Belum lagi, pembangunan PLTA di hulu sungai Karama sedang berlangsung dengan kapasitas 450 mg.
“Saat ini, Sungai Karama tidak hanya menyimpan sejarah, tetapi juga menjadi akses transportasi utama bagi nenek moyang kami. Untuk itu, dengan membendung Sungai Karama sama dengan mengubur masyarakat Kalumpang Raya,” tukas Pdt. Kalvin.
Senada dengan itu, Ketua Sinode Gereja Kristen Sulawesi Barat (GKSB) Pdt. Sirjon membeberkan jika sebagian besar warga jemaatnya mendiami pesisir DAS Karama, sehingga tidak mungkin bagi masyarakat di sana bermukim jika pembendungan Sungai Karama benar dilakukan.
“Kami tidak membayangkan jika Sungai Karama yang akan dibendung kurang lebih 68 meter itu akan mengubur sisa peninggalan nenek moyang kami, terlebih warga jemaat GKSB hampir 99 persen berada di dua kecamatan terdampak tersebut, untuk itu kami bersepakat dan tidak main-main menolak PLTA Karama,” ungkap Pdt. Sirjon.
Sebelum ditanggapi Pj Gubenur Sulbar, dua tokoh (dalam bahasa lokal Kalumpang/Bonehau disebut Tobara’). Amos Z dan Usman yang merupakan Tobara’ Talondo juga menyampaikan penolakannya.
Mereka menyebut tidak akan membiarkan tanah leluhur mereka dirusak dan dihancurkan.
“Kami tidak menolak investasi, tetapi jangan merusak dan membendung kampung kami. Sebab, jika itu dilakukan semua warisan nenek moyang kami akan sisa cerita dan punah, tetapi sebelum itu terjadi maka akan sangat berdosa rasanya jika kami keturunannya membiarkan hal itu terjadi,” urai Amos Z di hadapan Akmal Malik.
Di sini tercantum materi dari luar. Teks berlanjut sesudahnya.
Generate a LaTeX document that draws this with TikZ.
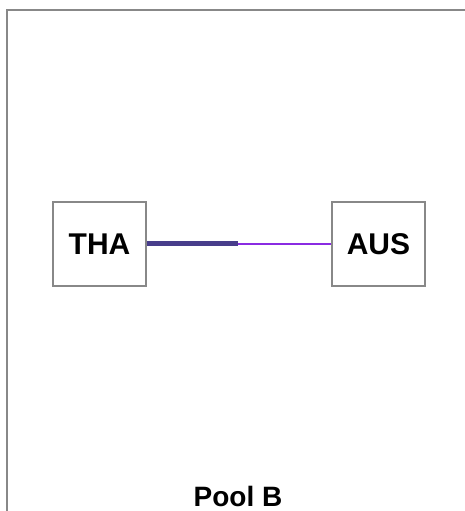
\documentclass[tikz,border=0pt]{standalone}
\usepackage{fontspec}
\setmainfont{Liberation Sans}
\usepackage{tikz}
\definecolor{boxgray}{HTML}{888888}
\definecolor{heavyedge}{HTML}{483D8B}
\definecolor{lightedge}{HTML}{8A2BE2}

\begin{document}
\begin{tikzpicture}[x=1pt, y=-1pt,
        team/.style={rectangle, draw=boxgray, line width=1.3pt, fill=white,
            minimum width=93pt, minimum height=84pt, inner sep=0pt,
            font=\fontsize{30}{35}\selectfont\bfseries}]
            \useasboundingbox (0,0) rectangle (465,511);

            % frame
            \coordinate (fr) at (465,10);
            \coordinate (fc) at (7,10);
            \coordinate (fb) at (7,511);
            \draw[boxgray, line width=1.3pt] (fr) -- (fc) -- (fb);

            % teams
            \node[team] (tha) at (99.5,244) {THA};
            \node[team] (aus) at (378.5,244) {AUS};

            % edge
            \coordinate (mid) at (238,243.5);
            \draw[heavyedge, line width=5.5pt] (tha.east |- mid) -- (mid);
            \draw[lightedge, line width=2pt] (mid) -- (aus.west |- mid);

            % title
            \node[font=\fontsize{28}{33}\selectfont\bfseries] (title) at (238,496) {Pool B};
        \end{tikzpicture}
\end{document}
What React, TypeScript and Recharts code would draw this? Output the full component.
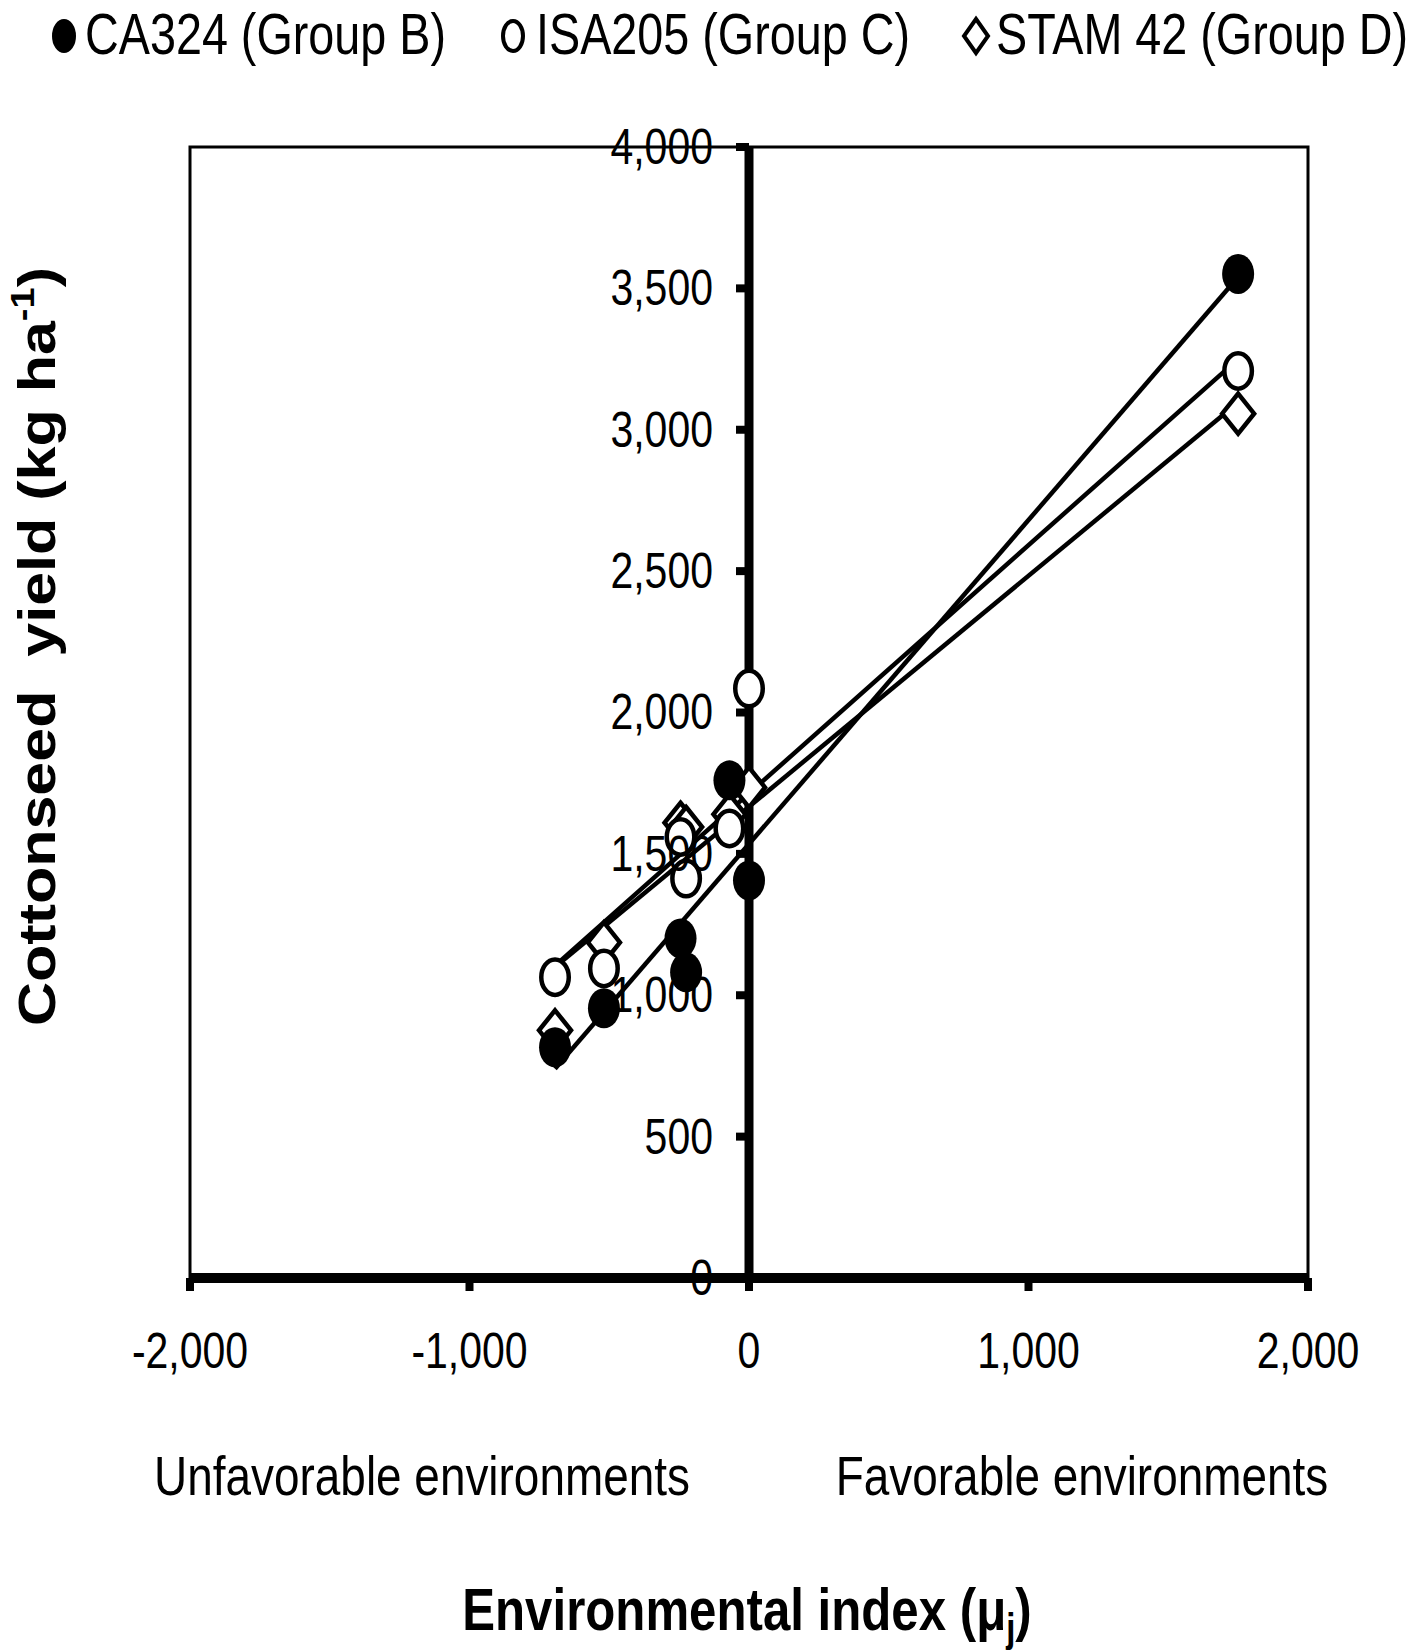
import React from "react";
import {
  ComposedChart,
  Line,
  ReferenceArea,
  ReferenceLine,
  Scatter,
  XAxis,
  YAxis,
} from "recharts";

// environmental index of each site (x) and yield of each cultivar (y)
const envIndex = [-694, -519, -245, -225, -70, 0, 1750];
const ca324 = [816, 954, 1201, 1081, 1760, 1406, 3551];
const isa205 = [1064, 1095, 1560, 1413, 1590, 2085, 3208];
const stam42 = [876, 1187, 1610, 1595, 1640, 1735, 3057];

// regression lines, drawn over the range of the index
const fitRange = [-694, 1750];
const ca324Fit = [740, 3540];
const isa205Fit = [1105, 3250];
const stam42Fit = [1100, 3096];

const xTicks = [-2000, -1000, 0, 1000, 2000];
const yTicks = [0, 500, 1000, 1500, 2000, 2500, 3000, 3500, 4000];

const W = 1413;
const H = 1650;
const yAxisW = 20;
const margin = { top: 147, right: 105, bottom: 312, left: 190 - yAxisW };
const xDomain: [number, number] = [-2000, 2000];
const yDomain: [number, number] = [0, 4000];
const plotLeft = margin.left + yAxisW;
const plotW = W - plotLeft - margin.right;
const zeroX = plotLeft + (plotW * (0 - xDomain[0])) / (xDomain[1] - xDomain[0]);

const font = "'Liberation Sans', Arial, sans-serif";
const squeeze = 0.82; // the source figure is horizontally condensed

type Kind = "filled" | "open" | "diamond";

const series: { name: string; values: number[]; fit: number[]; kind: Kind }[] = [
  { name: "CA324 (Group B)", values: ca324, fit: ca324Fit, kind: "filled" },
  { name: "ISA205 (Group C)", values: isa205, fit: isa205Fit, kind: "open" },
  { name: "STAM 42 (Group D)", values: stam42, fit: stam42Fit, kind: "diamond" },
];

const fmt = (v: number) => v.toLocaleString("en-US");

function NarrowText(props: {
  x: number;
  y: number;
  size: number;
  anchor?: "start" | "middle" | "end";
  weight?: string;
  dy?: string;
  baseline?: string;
  children: React.ReactNode;
}) {
  const { x, y, size, anchor = "start", weight = "normal", dy, baseline, children } = props;
  return (
    <text
      transform={`translate(${x},${y}) scale(${squeeze},1)`}
      textAnchor={anchor}
      dominantBaseline={baseline}
      dy={dy}
      fontFamily={font}
      fontSize={size}
      fontWeight={weight}
      fill="#000"
    >
      {children}
    </text>
  );
}

function markerEl(kind: Kind, cx: number, cy: number, rx: number, ry: number, sw: number) {
  if (kind === "filled") return <ellipse cx={cx} cy={cy} rx={rx} ry={ry} fill="#000" />;
  if (kind === "open")
    return <ellipse cx={cx} cy={cy} rx={rx - sw / 2} ry={ry - sw / 2} fill="#fff" stroke="#000" strokeWidth={sw} />;
  const pts = `${cx},${cy - ry} ${cx + rx},${cy} ${cx},${cy + ry} ${cx - rx},${cy}`;
  return <polygon points={pts} fill="#fff" stroke="#000" strokeWidth={sw} strokeLinejoin="miter" />;
}

const makeShape = (kind: Kind) => (props: any) => {
  const { cx, cy } = props;
  if (cx == null || cy == null) return <g />;
  return markerEl(kind, cx, cy, 16, 20, 4.5);
};

const YTick = (props: any) => {
  const { y, payload } = props;
  return (
    <g>
      <line x1={zeroX - 13} x2={zeroX} y1={y} y2={y} stroke="#000" strokeWidth={8} />
      <NarrowText x={zeroX - 36} y={y} size={50} anchor="end" baseline="central">
        {fmt(payload.value)}
      </NarrowText>
    </g>
  );
};

const XTick = (props: any) => {
  const { x, y, payload } = props;
  return (
    <NarrowText x={x} y={y} size={50} anchor="middle" dy="0.71em">
      {fmt(payload.value)}
    </NarrowText>
  );
};

const XTitle = (props: any) => {
  const { viewBox } = props;
  const { x, y, width } = viewBox;
  return (
    <g>
      <NarrowText x={x + 232} y={y + 217} size={56} anchor="middle">
        Unfavorable environments
      </NarrowText>
      <NarrowText x={x + 892} y={y + 217} size={56} anchor="middle">
        Favorable environments
      </NarrowText>
      <NarrowText x={x + width / 2 - 2} y={y + 352} size={60} anchor="middle" weight="bold">
        Environmental index (μ
        <tspan fontSize={40} dy={12}>
          j
        </tspan>
        <tspan dy={-12}>)</tspan>
      </NarrowText>
    </g>
  );
};

const YTitle = () => {
  const cx = 55;
  const cy = margin.top + (H - margin.top - margin.bottom - 60) / 2 - 66;
  return (
    <text
      transform={`translate(${cx},${cy}) rotate(-90) scale(1,0.86)`}
      textAnchor="middle"
      fontFamily={font}
      fontWeight="bold"
      fontSize={61}
      fill="#000"
    >
      Cottonseed{"\u00a0\u00a0"}yield (kg ha
      <tspan fontSize={38} dy={-24}>
        -1
      </tspan>
      <tspan dy={24}>)</tspan>
    </text>
  );
};

const legendPos = [
  { mark: 64, text: 85 },
  { mark: 513, text: 536 },
  { mark: 976, text: 996 },
];

export default function App() {
  return (
    <div style={{ position: "absolute", left: 0, top: 0, width: W, height: H, background: "#fff" }}>
      <svg width={W} height={90} style={{ position: "absolute", left: 0, top: 0 }}>
        {series.map((s, i) => (
          <g key={s.name}>
            {markerEl(s.kind, legendPos[i].mark, 36, 12, 17, 4)}
            <NarrowText x={legendPos[i].text} y={54} size={57}>
              {s.name}
            </NarrowText>
          </g>
        ))}
      </svg>
      <ComposedChart width={W} height={H} margin={margin} style={{ position: "absolute", left: 0, top: 0 }}>
        <ReferenceArea
          x1={xDomain[0]}
          x2={xDomain[1]}
          y1={yDomain[0]}
          y2={yDomain[1]}
          fill="none"
          fillOpacity={0}
          stroke="#000"
          strokeWidth={3}
        />
        <YAxis
          type="number"
          dataKey="y"
          domain={yDomain}
          ticks={yTicks}
          width={yAxisW}
          axisLine={false}
          tickLine={false}
          tick={<YTick />}
          interval={0}
          label={{ content: <YTitle /> }}
        />
        <ReferenceLine x={0} stroke="#000" strokeWidth={9} />
        <XAxis
          type="number"
          dataKey="x"
          domain={xDomain}
          ticks={xTicks}
          interval={0}
          height={60}
          axisLine={{ stroke: "#000", strokeWidth: 10 }}
          tickLine={{ stroke: "#000", strokeWidth: 8 }}
          tickSize={13}
          tickMargin={41}
          tick={<XTick />}
          label={{ content: <XTitle /> }}
        />
        {series.map((s) => (
          <Line
            key={s.name + "-fit"}
            data={fitRange.map((x, i) => ({ x, y: s.fit[i] }))}
            dataKey="y"
            type="linear"
            stroke="#000"
            strokeWidth={4.5}
            dot={false}
            activeDot={false}
            legendType="none"
            isAnimationActive={false}
          />
        ))}
        {[...series].reverse().map((s) => (
          <Scatter
            key={s.name}
            name={s.name}
            data={envIndex.map((x, i) => ({ x, y: s.values[i] }))}
            shape={makeShape(s.kind)}
            isAnimationActive={false}
          />
        ))}
      </ComposedChart>
    </div>
  );
}
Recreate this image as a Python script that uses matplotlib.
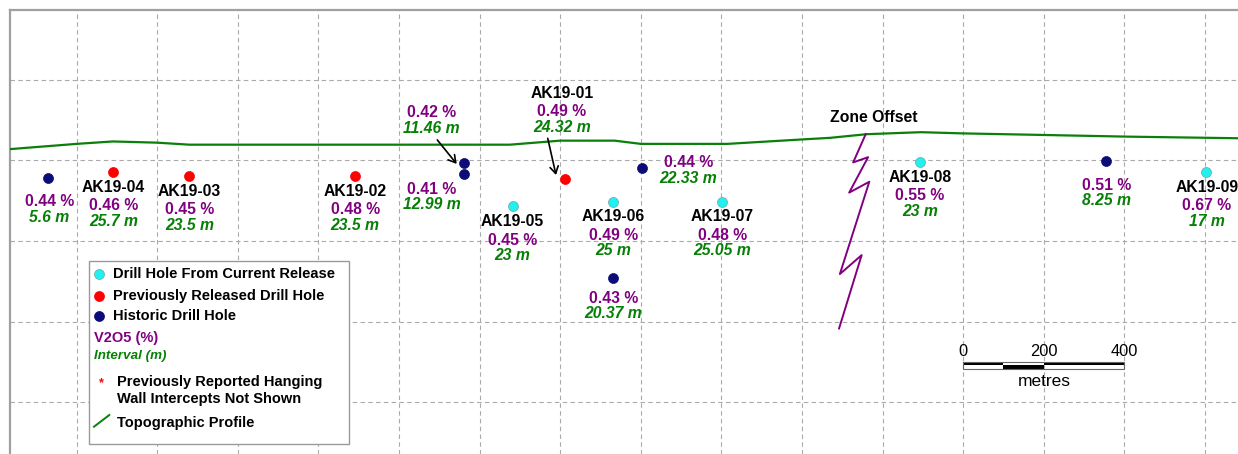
import matplotlib
matplotlib.use("Agg")
import matplotlib.pyplot as plt
from matplotlib.transforms import Affine2D, offset_copy
from matplotlib.patches import Rectangle

plt.rcParams['font.family'] = ['Liberation Sans', 'DejaVu Sans']

# drill hole intercepts on the long section (metres along section, elevation in m)
hole_names = ['', 'AK19-04', 'AK19-03', 'AK19-02', '', '', 'AK19-01', '',
              'AK19-05', 'AK19-06', 'AK19-07', '', 'AK19-08', '', 'AK19-09']
hole_type = ['hist', 'prev', 'prev', 'prev', 'hist', 'hist', 'prev', 'hist',
             'curr', 'curr', 'curr', 'hist', 'curr', 'hist', 'curr']
hole_x = [-70, 91, 280, 691, 962, 962, 1212, 1402, 1082, 1332, 1602, 1332, 2093, 2554, 2803]
hole_y = [157, 170, 162, 162, 193, 166, 153, 182, 87, 96, 96, -93, 197, 199, 172]
v2o5 = [0.44, 0.46, 0.45, 0.48, 0.42, 0.41, 0.49, 0.44, 0.45, 0.49, 0.48, 0.43, 0.55, 0.51, 0.67]
interval = [5.6, 25.7, 23.5, 23.5, 11.46, 12.99, 24.32, 22.33, 23, 25, 25.05, 20.37, 23, 8.25, 17]

# topographic profile
topo_x = [-165, 0, 90, 200, 280, 1075, 1200, 1335, 1400, 1615, 1800, 1870, 1960,
          2095, 2200, 2405, 2605, 2880]
topo_y = [228, 241, 247, 244, 239, 239, 249, 249, 241, 241, 252, 256, 265,
          270, 267, 263, 259, 255]

# zone offset fault trace
fault_x = [1958, 1927, 1964, 1917, 1967, 1894, 1948, 1892]
fault_y = [265, 195, 208, 120, 147, -82, -35, -217]

scale_ticks = [0, 200, 400]

colors = {'curr': '#22f0f0', 'prev': '#ff0000', 'hist': '#0c0c78'}
purple = '#800080'
green = '#068006'

# label placement: offset of first text line from the dot (pixels, down is +)
label_off = [(1, 24), (0, 15), (0, 15.3), (0, 15.3), (-32.6, -50.6), (-32.6, 15.3),
             (-3.3, -86), (46.6, -5), (0, 15.7), (0, 14.4), (0, 14.4), (0, 20),
             (0, 15.6), (0.3, 24.3), (0.7, 15.6)]
# leader arrows: hole index -> (start offset, tip offset) in pixels, up is +
arrows = {4: ((-27, 23.3), (-7.6, -0.7)), 6: ((-17.3, 41), (-9, 4.3))}

W, H = 1238, 454
m_per_px = 200 / 80.6
fig = plt.figure(figsize=(W / 100, H / 100), dpi=100)
ax = fig.add_axes([10 / W, 0, (W - 10) / W, (H - 10) / H])
ax.set_xlim((10 - 76.6) * m_per_px, (W - 76.6) * m_per_px)
ax.set_ylim((241 - H) * m_per_px, (241 - 10) * m_per_px)

ax.set_xticks(range(0, 2801, 200))
ax.set_yticks(range(-400, 401, 200))
ax.tick_params(length=0, labelbottom=False, labelleft=False)
ax.grid(True, color='#aaaaaa', linestyle=(0, (4, 3)), linewidth=0.8)
for s in ['right', 'bottom']:
    ax.spines[s].set_visible(False)
for s in ['left', 'top']:
    ax.spines[s].set_color('#a0a0a0')
    ax.spines[s].set_linewidth(1.6)

ax.plot(topo_x, topo_y, color='#0a800a', lw=1.6, zorder=3)
ax.plot(fault_x, fault_y, color=purple, lw=1.4, zorder=3)
ax.text(1978, 306, 'Zone Offset', ha='center', va='center', fontsize=11.3,
        fontweight='bold', color='black')

for i in range(len(hole_x)):
    ec = '#6aa8a8' if hole_type[i] == 'curr' else colors[hole_type[i]]
    ax.plot(hole_x[i], hole_y[i], 'o', ms=7.2, color=colors[hole_type[i]],
            mec=ec, mew=0.5, zorder=5)
    lines = []
    if hole_names[i]:
        lines.append((hole_names[i], 'black', 'normal', 0))
    lines.append(('{:.2f} %'.format(v2o5[i]), purple, 'normal', 18.5 if hole_names[i] else 0))
    lines.append(('{:g} m'.format(interval[i]), green, 'italic', 15.5))
    dx, dy = label_off[i]
    for txt, c, st, step in lines:
        dy += step
        ax.annotate(txt, (hole_x[i], hole_y[i]), xytext=(dx, -dy),
                    textcoords='offset pixels', ha='center', va='center',
                    fontsize=11.3, fontweight='bold', color=c, style=st, zorder=6)

for i, (start, tip) in arrows.items():
    ax.annotate('', xy=(hole_x[i], hole_y[i]),
                xycoords=offset_copy(ax.transData, fig=fig, x=tip[0], y=tip[1], units='dots'),
                xytext=(hole_x[i], hole_y[i]),
                textcoords=offset_copy(ax.transData, fig=fig, x=start[0], y=start[1], units='dots'),
                arrowprops=dict(arrowstyle='->,head_length=0.5,head_width=0.3',
                                color='black', lw=1.2, shrinkA=0, shrinkB=0))

# scale bar
x0 = 2200
yb, ym, yt = -318.4, -308.9, -299.5
for a, b, lo in [(0, 100, ym), (100, 200, yb), (200, 400, ym)]:
    ax.add_patch(Rectangle((x0 + a, lo), b - a, ym - yb, color='black', lw=0, zorder=4))
ax.add_patch(Rectangle((x0, yb), 400, yt - yb, fill=False, ec='#666666', lw=0.8, zorder=4))
for t in scale_ticks:
    ax.text(x0 + t, -274.5, str(t), ha='center', va='center', fontsize=11.8)
ax.text(x0 + 200, -347.4, 'metres', ha='center', va='center', fontsize=12.5)

# legend box drawn in pixel coordinates (top-left origin)
pix = Affine2D().scale(1, -1).translate(0, H)
fig.patches.append(Rectangle((89.3, 260.7), 260, 183.3, transform=pix, fc='white',
                             ec='#9a9a9a', lw=1.0, zorder=10))
leg_items = [('curr', 'Drill Hole From Current Release', 274),
             ('prev', 'Previously Released Drill Hole', 295.7),
             ('hist', 'Historic Drill Hole', 315.7)]
for k, label, y in leg_items:
    ec = '#6aa8a8' if k == 'curr' else colors[k]
    fig.add_artist(plt.Line2D([99], [y], marker='o', ms=7.2, color=colors[k], mec=ec,
                              mew=0.5, transform=pix, zorder=11))
    fig.text(113.3, y, label, transform=pix, ha='left', va='center', fontsize=10.5,
             fontweight='bold', zorder=11)
fig.text(94, 338.3, 'V2O5 (%)', transform=pix, ha='left', va='center', fontsize=10.5,
         fontweight='bold', color=purple, zorder=11)
fig.text(94, 356, 'Interval (m)', transform=pix, ha='left', va='center', fontsize=9.6,
         fontweight='bold', style='italic', color=green, zorder=11)
fig.text(101, 383, '*', transform=pix, ha='center', va='center', fontsize=9,
         fontweight='bold', color='red', zorder=11)
fig.text(116.7, 381.7, 'Previously Reported Hanging', transform=pix, ha='left',
         va='center', fontsize=10.5, fontweight='bold', zorder=11)
fig.text(116.7, 399, 'Wall Intercepts Not Shown', transform=pix, ha='left',
         va='center', fontsize=10.5, fontweight='bold', zorder=11)
fig.add_artist(plt.Line2D([94, 109.3], [426.7, 415], color='#0a800a', lw=1.4,
                          transform=pix, zorder=11))
fig.text(116.7, 422.7, 'Topographic Profile', transform=pix, ha='left', va='center',
         fontsize=10.5, fontweight='bold', zorder=11)

fig.savefig('out.png', dpi=100)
Mendengarkan hal itu, Pj Gubernur Sulbar Akmal Malik merespons positif permintaan para tokoh dari Kalumpang Raya itu. Akmal Malik dalam empat hari masa tugasnya di Sulbar mengapresiasi penyampaian itu.
Responnya dituangkan langsung dengan memberikan pernyataan tertulis kepada para tokoh Kalumpang Raya. Selain itu, ia juga menugaskan organisasi perangkat daerah (OPD) terkait untuk segera melakukan pembahasan dengan Dewan Perwakilan Rakyat Daerah (DPRD) Sulbar, pemerintah kabupaten, dan tokoh adat hingga tokoh masyarakat lainnya di Kalumpang Raya.
“Dari penyampaian para tokoh Kalumpang Raya yang merasa terancam jika PLTA Karama dibangun, maka kami selaku pemerintah memastikan menjamin keamanan masyarakat, dan tugas saya di Sulbar untuk melindungi itu. Untuk itu, secepat mungkin ini kita akan bahas sesuai dengan agenda yang juga telah dimuat dalam berita acara DPRD Sulbar,” imbuh Akmal.
Selain itu, Akmal juga telah memastikan jika rekomendasi dari Pemerintah Provinsi (Pemprov) Sulbar terkait hal itu belum keluar, sehingga ia memastikan akan secepatnya membahasnya.
“Kemarin saya telah bincangkan ini dengan pihak DLHK kaitannya dengan rekomendasi, dan kita pastikan itu belum dikeluarkan,” papar Akmal.
Usai audiensi itu, penyerahan pandangan Pemprov Sulbar secara tertulis diberikan kepada para tokoh Kalumpang Raya yang hadir.